Vaccination is one area where it seems to be more complicated for today’s parents. It is no longer as simple as the doctor schedules it, the parent brings the child for it. With access to information over the web and more optional vaccinations, parents actually find themselves having to research and ask questions to make an informed decision for their baby. Yet this is an important one, as vaccinations are effective for early prevention during a certain window of development and particularly when the child needs the protection most. Parents should still check with your doctor if you have missed the scheduled vaccination as it is possible to catch up on the vaccination shot.
How Does Vaccination Work?
Before getting into the details of what to vaccinate and when, it is good to get an understanding of how vaccination work. Vaccination is the introduction of a weakened strain of the virus, allowing the body’s immune system to produce antibodies against it. Should the child later comes into contact with the disease, the antibodies will fight the disease and provide immunity against it. Many of these diseases have severe complications, even paralysis and death. Although it may seem that diseases prevented are not common in Singapore, for instance polio, it is via the introduction of these vaccination to a sufficiently large population of children that has lowered the risk of spreading the disease.
So Many Vaccinations, but Not So Many Jabs!
For parents who worry about your child getting many jabs, there are combined vaccinations in a single shot. For instance, there is the 5-in-1 which refers to vaccinations against DTaP, HiB and Polio. This is welcomed by parents particularly as certain vaccinations are multi-dosage that requires several vaccinations at different ages for the child. For those interested in getting the vaccination at polyclinics, do find out which vaccination can be subsidized as certain combination vaccine is not subsidized.
Parents also needed not be concerned with the infant having to take so many vaccines at the same time as the baby’s body is capable of taking on immunologic challenges, after all it’s a major part of what the body does after exiting the womb. It has been estimated that healthy infants can theoretically take up to 100,000 vaccines!
The Vaccination List
Below are the vaccinations that have been included in Singapore’s National Childhood Immunisation Programme (NCIP).
1. BCG – stands for Bacillus Calmette-Guerin, and this is given at birth (one dosage) for protection against tuberculosis.
2. Hep B – stands for Hepatitis B, given in three doses at birth, 1-month and 5 to 6-month.
3. DTaP – stands for Diphtheria, Tetanus and Pertussis. DTaP is administered at 3, 4 and 5 month, two booster doses at 18-month and another at 10 to 11 years of age. Diphtheria is a bacterial infection, whose impact on the child can be as severe as paralysis and heart failure. Pertussia (also known as whooping cough) is a caused by a very contagious bacteria Bordetella pertussis that can lead to persistent coughing that makes food and liquid consumption, even breathing, difficult. Tetanus, also known as lockjaw, is caused by Clostridium tetani bacteria which upon entry into an open wound can cause severe muscle cramp.

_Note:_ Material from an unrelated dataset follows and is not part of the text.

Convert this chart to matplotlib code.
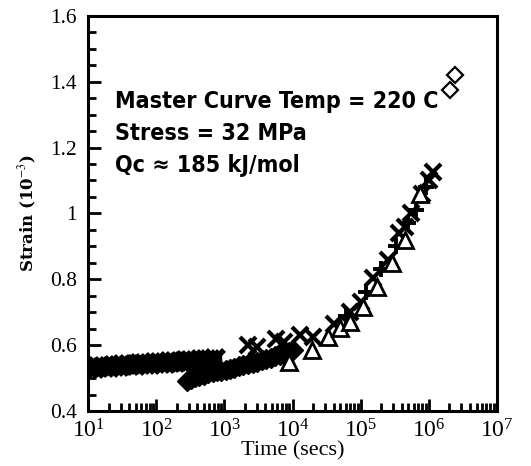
import matplotlib.pyplot as plt
from matplotlib.ticker import MultipleLocator, LogLocator, NullFormatter

plt.rcParams['font.family'] = ['Liberation Serif', 'DejaVu Serif']
plt.rcParams['mathtext.fontset'] = 'stix'

# early creep band (x markers)
t_early = [10, 12, 14, 17, 20, 24, 28, 33, 40, 48, 57, 68, 80, 95, 115, 135,
           160, 190, 230, 270, 320, 380, 450, 530, 620, 720]
s_early = [0.530, 0.532, 0.533, 0.534, 0.535, 0.537, 0.538, 0.539, 0.540, 0.541,
           0.542, 0.543, 0.544, 0.545, 0.546, 0.547, 0.548, 0.549, 0.550, 0.551,
           0.552, 0.553, 0.554, 0.555, 0.556, 0.557]

# second band (filled diamonds)
t_band = [280, 320, 370, 430, 500, 580, 670, 780, 900, 1050, 1200, 1400, 1650,
          1900, 2200, 2600, 3000, 3500, 4100, 4800, 5600, 6500, 7600, 8800, 10000]
s_band = [0.492, 0.497, 0.502, 0.506, 0.510, 0.514, 0.517, 0.520, 0.523, 0.526,
          0.529, 0.532, 0.536, 0.539, 0.542, 0.546, 0.550, 0.554, 0.558, 0.562,
          0.566, 0.570, 0.574, 0.579, 0.585]

# x markers continuing the master curve
t_x = [2200, 3000, 5800, 7500, 13000, 20000, 40000, 70000, 100000, 150000,
       250000, 370000, 450000, 550000, 800000, 1000000, 1150000]
s_x = [0.600, 0.595, 0.620, 0.610, 0.630, 0.625, 0.665, 0.700, 0.730, 0.805,
       0.860, 0.940, 0.960, 1.000, 1.060, 1.100, 1.125]

# triangles
t_tri = [9000, 19000, 33000, 49000, 69000, 107000, 175000, 290000, 450000, 740000]
s_tri = [0.550, 0.586, 0.625, 0.652, 0.670, 0.716, 0.777, 0.850, 0.920, 1.060]

# plus markers
t_plus = [60000, 120000, 200000, 330000, 500000, 650000, 900000]
s_plus = [0.690, 0.760, 0.830, 0.900, 0.970, 1.010, 1.080]

# last diamonds
t_dia = [2050000, 2400000]
s_dia = [1.375, 1.420]

y_ticks = [0.4, 0.6, 0.8, 1.0, 1.2, 1.4, 1.6]
y_labels = ['0.4', '0.6', '0.8', '1', '1.2', '1.4', '1.6']
notes = ['Master Curve Temp = 220 C', 'Stress = 32 MPa', 'Qc \u2248 185 kJ/mol']

fig = plt.figure(figsize=(5.31, 4.66), dpi=100)
ax = fig.add_axes([0.166, 0.118, 0.770, 0.848])

ax.plot(t_early, s_early, 'x', color='black', ms=13, mew=4)
ax.plot(t_early, s_early, 's', color='black', ms=9)
ax.plot(t_band, s_band, 'D', color='black', ms=10)
ax.plot(t_x, s_x, 'x', color='black', ms=12, mew=3)
ax.plot(t_plus, s_plus, '+', color='black', ms=12, mew=2.8)
ax.plot(t_tri, s_tri, '^', mfc='white', mec='black', ms=11, mew=2)
ax.plot(t_dia, s_dia, 'D', mfc='white', mec='black', ms=8, mew=1.6)

ax.set_xscale('log')
ax.set_xlim(10, 1e7)
ax.set_ylim(0.4, 1.6)
ax.yaxis.set_minor_locator(MultipleLocator(0.05))
ax.xaxis.set_major_locator(LogLocator(base=10, numticks=10))
ax.xaxis.set_minor_locator(LogLocator(base=10, subs=range(2, 10), numticks=100))
ax.xaxis.set_minor_formatter(NullFormatter())
ax.set_yticks(y_ticks)
ax.set_yticklabels(y_labels)

ax.tick_params(which='both', direction='in', top=False, right=False, width=2)
ax.tick_params(which='major', length=9)
ax.tick_params(which='minor', length=6)
ax.tick_params(axis='x', which='major', labelsize=17, pad=6)
ax.tick_params(axis='y', which='major', labelsize=15.5, pad=8)
for sp in ax.spines.values():
    sp.set_linewidth(2.2)

ax.set_xlabel('Time (secs)', fontsize=16, labelpad=-1)
ax.set_ylabel(r'Strain (10$^{-3}$)', fontsize=12, family='DejaVu Serif',
              fontweight='bold', labelpad=8)

for i, note in enumerate(notes):
    ax.text(0.066, 0.767 - i * 0.081, note, transform=ax.transAxes,
            fontsize=16.7, fontweight='bold', va='baseline', fontstretch='condensed',
            family='DejaVu Sans')

fig.savefig('out.png', dpi=100)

4. Polio – Poliomyelitis affects young children, via contact with stools and lead to paralysis. The schedule for polio vaccine is same as that for DTaP, thus usually part of a combination vaccination. For polio, there are booster doses given at (i) 6-7 years and (ii) 10-11 years.
5. HiB – stands for Haemophilus Influenza type B, also with the same immunization schedule as DTaP and Polio, thus part of the combination vaccination. However, only one booster is required at 18-month.
6. MMR – stands for vaccination against Measles, Mumps and Rubella. This can be given at 12 month, and again at 15-18 month. MMR used to be a highly contagious disease and doctor’s advice has to be sought before vaccination should there be a member of the household who is pregnant.
7. PCV – stands for the pneumococcal conjugate vaccine against various strains of the pneumococcal bacteria, and comes in 3 dosage at 3 month, 5 month and 12 month. This is to prevent complications from the bacteria, such as pneumonia, ear infection, sinus infection, meningitis and bacteremia.
Below is the list of vaccinations which are optional:
1. Rotavirus – this is a common cause of acute gastroenteritis in infants and children, and given in 2 dosage at 2-month and 4-month.
2. Chicken Pox – this is the Varicella virus, and a single dose is required for children between 1 to 12 year old. This will cover the risk should chicken pox be contracted as an adult who typically experience more severe symptoms with some requiring hospitalization. Many parents do not opt for this vaccine for their child if they are prepared to care for the child at home for a week and there is no pregnant family member.
3. Influenza – there are many strains of influenza virus thus vaccinations can be done annually. This is usually recommended for elderly, frequent travelers and patients with certain chronic conditions.
4. Hep A – stands for Hepatitis A which causes liver disease. Blood screening can be done prior to vaccination and given in 2 dosage at 15-month and 21-24 month.